What emerged from this was the realization that no one had ever talked with these people in any depth about this subject. While communities across America were being shattered by these shootings, those we spoke to felt no sense of community around this phenomenon. No one had asked them to participate in any kind of give-and-take about it, until now. No one had wanted to know what they thought or felt. Everyone had wanted to ignore the issue.
The underlying truth was that the challenges in America today weren’t like those in the past, when there was often a clear and obvious enemy. Now we were fighting ourselves in ways that didn’t make any sense, at least on the surface. If people could see themselves as having some involvement in these events, they began to open up about this wrenching topic and to think more about being a citizen in a troubled but participatory democracy. They began to use their intelligence and empathy instead of offering the kneejerk reaction of using violence to get rid of the rampant violence we were seeing everywhere.
And they began to realize something more pervasive and subtle: There was no leadership for dealing with any of this.
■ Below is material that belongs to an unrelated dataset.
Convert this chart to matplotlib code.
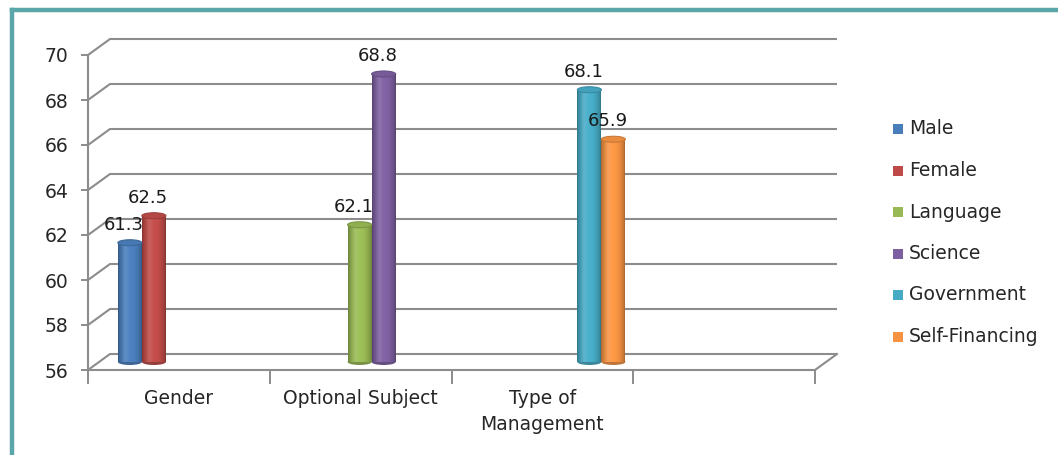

No politician wanted to touch the subject and no religious leader, either, for that matter. The silence around the shootings had accomplished nothing. We were confronting something new, and that meant having to think about it in a new way. And that meant that everyone needed to contribute to the solution.
Without the start of a critical discussion in America about why young men commit mass shootings and the culture of violence that subtly justifies this behavior, there was no indication it would stop. Change starts when people realize they have choices—when they can say or do or explore what they hadn’t thought about exploring before. Change begins when they can see alternatives that they’d never thought about before.
No issue in America was more in need of alternative thinking, and alternative actions and strategies, than the mass-shooting phenomenon. There were people who’d quietly been working in that direction for years.